As the new truck market softens heading into 2020, Clarke said Navistar is well positioned to gain additional share. Dealer inventories stand at 85 days, which is the “lower end” of the inventory range, Clarke said.
“With the (production) adjustments we’ve made, we see a stable environment through Q1 of 2020,” Clarke said.
“We think our position for next year will continue to improve even as industry volumes continue to decline,” Walter Borst, Navistar chief financial officer, said on the analyst call. “On a per-unit basis, we would look to continue growing profitability.”
Navistar’s partnership with Love’s Travel Stops and Country Stores and its Speedco service centers in August activated the commercial vehicle industry’s largest service network in North America with more than 1,000 outlets.
The company also opened a parts distribution center near Memphis, TN, to meet the growing demand for parts and faster maintenance turnaround times. A retail inventory management system resulted in 50% fewer emergency parts orders.
Navistar forecasts the industry will deliver an estimated 295,000 to 315,000 Class 8 trucks in the United States and Canada this year. It pegs 2020 deliveries between 210,000 and 240,000 units.
“We’ve been preparing for this (downturn),” Clarke said. “We think 2020 will be a good year for Navistar.”
Third quarter 2019 adjusted earnings before interest, taxes, depreciation and amortization (EBITDA) was $266 million, compared to $218 million in the fiscal third quarter of 2018.
Adjusted net income grew 55% to $147 million, compared to $95 million in the same period last year.
Navistar ended the quarter with $1.16 billion in consolidated cash, cash equivalents and marketable securities.
The company announced during the quarter it would invest $125 million in new and expanded manufacturing facilities at its Huntsville, AL, plant to produce next-generation big-bore powertrains developed with its global alliance partner Traton.

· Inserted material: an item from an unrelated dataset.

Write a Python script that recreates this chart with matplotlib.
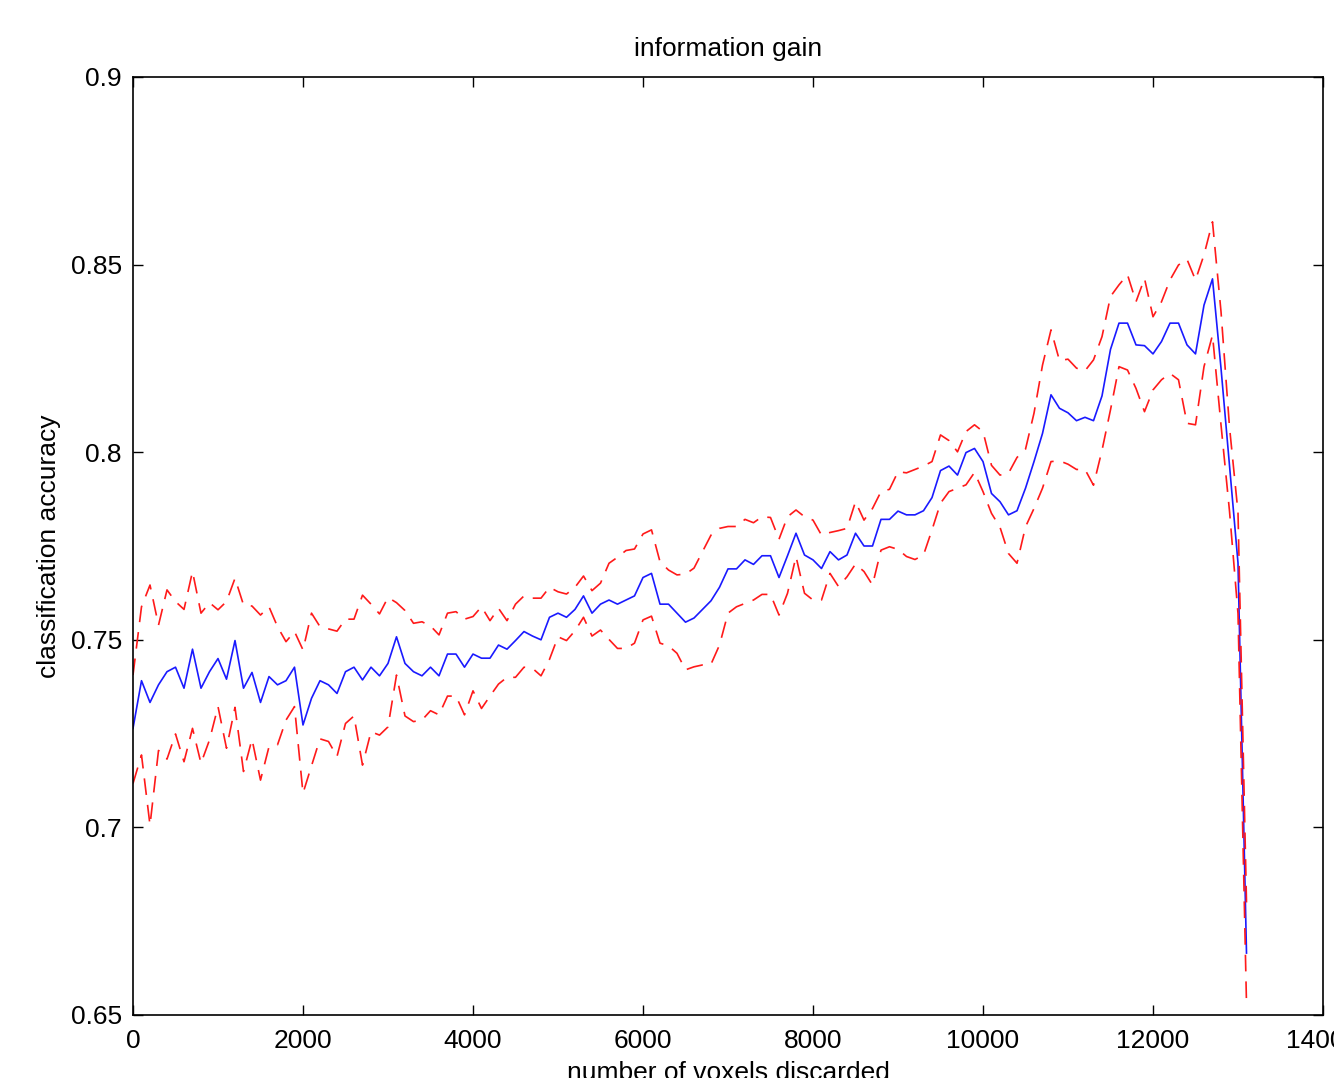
import numpy as np
import matplotlib
matplotlib.use("Agg")
import matplotlib.pyplot as plt
from matplotlib.ticker import FixedLocator, FuncFormatter

plt.rcParams['font.family'] = ['Liberation Sans', 'DejaVu Sans']

# x grid: number of voxels discarded (step of 100)
voxels_discarded = np.arange(0, 13101, 100)

mean_accuracy = [
    0.7264, 0.7391, 0.7333, 0.7380, 0.7415, 0.7427, 0.7371, 0.7475, 0.7371, 0.7415,
    0.7450, 0.7395, 0.7498, 0.7371, 0.7413, 0.7333, 0.7402, 0.7380, 0.7391, 0.7427,
    0.7273, 0.7344, 0.7391, 0.7380, 0.7357, 0.7415, 0.7427, 0.7393, 0.7427, 0.7404,
    0.7437, 0.7508, 0.7437, 0.7415, 0.7404, 0.7427, 0.7404, 0.7462, 0.7462, 0.7427,
    0.7462, 0.7451, 0.7451, 0.7486, 0.7475, 0.7498, 0.7522, 0.7510, 0.7500, 0.7560,
    0.7571, 0.7560, 0.7581, 0.7617, 0.7571, 0.7595, 0.7606, 0.7595, 0.7606, 0.7617,
    0.7666, 0.7677, 0.7595, 0.7595, 0.7571, 0.7547, 0.7558, 0.7581, 0.7604, 0.7640,
    0.7689, 0.7689, 0.7713, 0.7701, 0.7724, 0.7724, 0.7666, 0.7724, 0.7784, 0.7726,
    0.7713, 0.7690, 0.7735, 0.7713, 0.7726, 0.7784, 0.7750, 0.7750, 0.7821, 0.7821,
    0.7843, 0.7833, 0.7833, 0.7844, 0.7879, 0.7951, 0.7963, 0.7939, 0.7999, 0.8010,
    0.7975, 0.7890, 0.7868, 0.7833, 0.7844, 0.7904, 0.7975, 0.8050, 0.8153, 0.8117,
    0.8105, 0.8084, 0.8093, 0.8084, 0.8150, 0.8274, 0.8344, 0.8344, 0.8286, 0.8284,
    0.8262, 0.8295, 0.8344, 0.8344, 0.8286, 0.8262, 0.8392, 0.8462, 0.8224, 0.7966,
    0.7705, 0.6665,
]

upper_bound = [
    0.7406, 0.7588, 0.7646, 0.7539, 0.7633, 0.7602, 0.7581, 0.7682, 0.7571, 0.7599,
    0.7580, 0.7602, 0.7664, 0.7593, 0.7590, 0.7566, 0.7588, 0.7535, 0.7495, 0.7522,
    0.7473, 0.7571, 0.7535, 0.7529, 0.7523, 0.7555, 0.7555, 0.7619, 0.7595, 0.7569,
    0.7613, 0.7599, 0.7578, 0.7544, 0.7548, 0.7537, 0.7513, 0.7571, 0.7575, 0.7555,
    0.7562, 0.7588, 0.7551, 0.7584, 0.7551, 0.7595, 0.7617, 0.7611, 0.7611, 0.7640,
    0.7628, 0.7622, 0.7640, 0.7670, 0.7631, 0.7651, 0.7704, 0.7720, 0.7738, 0.7742,
    0.7782, 0.7793, 0.7708, 0.7686, 0.7673, 0.7675, 0.7691, 0.7735, 0.7779, 0.7797,
    0.7802, 0.7802, 0.7821, 0.7812, 0.7828, 0.7826, 0.7768, 0.7828, 0.7846, 0.7828,
    0.7819, 0.7779, 0.7786, 0.7791, 0.7797, 0.7868, 0.7819, 0.7850, 0.7895, 0.7901,
    0.7948, 0.7945, 0.7954, 0.7963, 0.7975, 0.8046, 0.8031, 0.8001, 0.8055, 0.8073,
    0.8055, 0.7965, 0.7939, 0.7944, 0.7986, 0.8008, 0.8104, 0.8232, 0.8326, 0.8244,
    0.8248, 0.8224, 0.8217, 0.8246, 0.8308, 0.8415, 0.8446, 0.8473, 0.8401, 0.8463,
    0.8361, 0.8401, 0.8459, 0.8499, 0.8514, 0.8459, 0.8526, 0.8614, 0.8375, 0.8067,
    0.7840, 0.6800,
]

lower_bound = [
    0.7117, 0.7193, 0.7006, 0.7205, 0.7182, 0.7249, 0.7175, 0.7264, 0.7171, 0.7233,
    0.7322, 0.7211, 0.7320, 0.7149, 0.7235, 0.7126, 0.7215, 0.7220, 0.7286, 0.7322,
    0.7091, 0.7164, 0.7236, 0.7229, 0.7189, 0.7277, 0.7297, 0.7166, 0.7255, 0.7246,
    0.7268, 0.7406, 0.7297, 0.7282, 0.7286, 0.7311, 0.7300, 0.7350, 0.7350, 0.7300,
    0.7364, 0.7317, 0.7350, 0.7382, 0.7400, 0.7400, 0.7427, 0.7424, 0.7404, 0.7448,
    0.7508, 0.7498, 0.7524, 0.7560, 0.7510, 0.7526, 0.7501, 0.7477, 0.7477, 0.7491,
    0.7553, 0.7563, 0.7491, 0.7484, 0.7464, 0.7420, 0.7428, 0.7433, 0.7435, 0.7486,
    0.7571, 0.7588, 0.7597, 0.7606, 0.7621, 0.7621, 0.7566, 0.7624, 0.7722, 0.7624,
    0.7606, 0.7606, 0.7677, 0.7642, 0.7668, 0.7702, 0.7682, 0.7646, 0.7739, 0.7748,
    0.7741, 0.7722, 0.7714, 0.7726, 0.7793, 0.7864, 0.7895, 0.7904, 0.7913, 0.7946,
    0.7895, 0.7837, 0.7800, 0.7730, 0.7704, 0.7801, 0.7850, 0.7904, 0.7975, 0.7977,
    0.7968, 0.7954, 0.7954, 0.7912, 0.8005, 0.8113, 0.8228, 0.8219, 0.8170, 0.8108,
    0.8166, 0.8193, 0.8210, 0.8193, 0.8077, 0.8073, 0.8228, 0.8312, 0.8073, 0.7843,
    0.7570, 0.6530,
]

x_ticks = [0, 2000, 4000, 6000, 8000, 10000, 12000, 14000]
y_ticks = [0.65, 0.7, 0.75, 0.8, 0.85, 0.9]

W, H = 1334, 1078
fig = plt.figure(figsize=(W / 100, H / 100), dpi=100)
ax = fig.add_axes([133 / W, (H - 1015) / H, (1323 - 133) / W, (1015 - 77) / H])

ax.plot(voxels_discarded, mean_accuracy, color='#1a1aff', linewidth=1.2)
lu, = ax.plot(voxels_discarded, upper_bound, color='#ff1a1a', linewidth=1.2, linestyle='--')
ll, = ax.plot(voxels_discarded, lower_bound, color='#ff1a1a', linewidth=1.2, linestyle='--')
for ln in (lu, ll):
    ln.set_dashes([10, 6])

ax.set_xlim(0, 14000)
ax.set_ylim(0.65, 0.9)
ax.xaxis.set_major_locator(FixedLocator(x_ticks))
ax.yaxis.set_major_locator(FixedLocator(y_ticks))
ax.yaxis.set_major_formatter(FuncFormatter(lambda v, p: ('%g' % v)))
ax.xaxis.set_major_formatter(FuncFormatter(lambda v, p: ('%d' % v)))
ax.tick_params(direction='in', length=7, width=1.0, top=True, right=True,
               labelsize=19, colors='black')
ax.tick_params(axis='x', pad=10)
ax.tick_params(axis='y', pad=8)
for s in ax.spines.values():
    s.set_linewidth(1.2)

ax.set_title('information gain', fontsize=19, pad=15)
ax.set_xlabel('number of voxels discarded', fontsize=19, labelpad=6)
ax.set_ylabel('classification accuracy', fontsize=19, labelpad=7)

fig.savefig('out.png', dpi=100)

Navistar reaffirmed guidance for 2019 full-year revenues of between $11.25 billion and $11.75 billion. The company expects adjusted EBITDA to be near the midpoint of $875 million to $925 million.
“We are on course for a strong end to 2019, and we’re not standing still,” Clarke said. “The company is recapturing market share and is growing revenue, EBITDA and cash flow. We remain focused on setting ourselves up for long-term success.”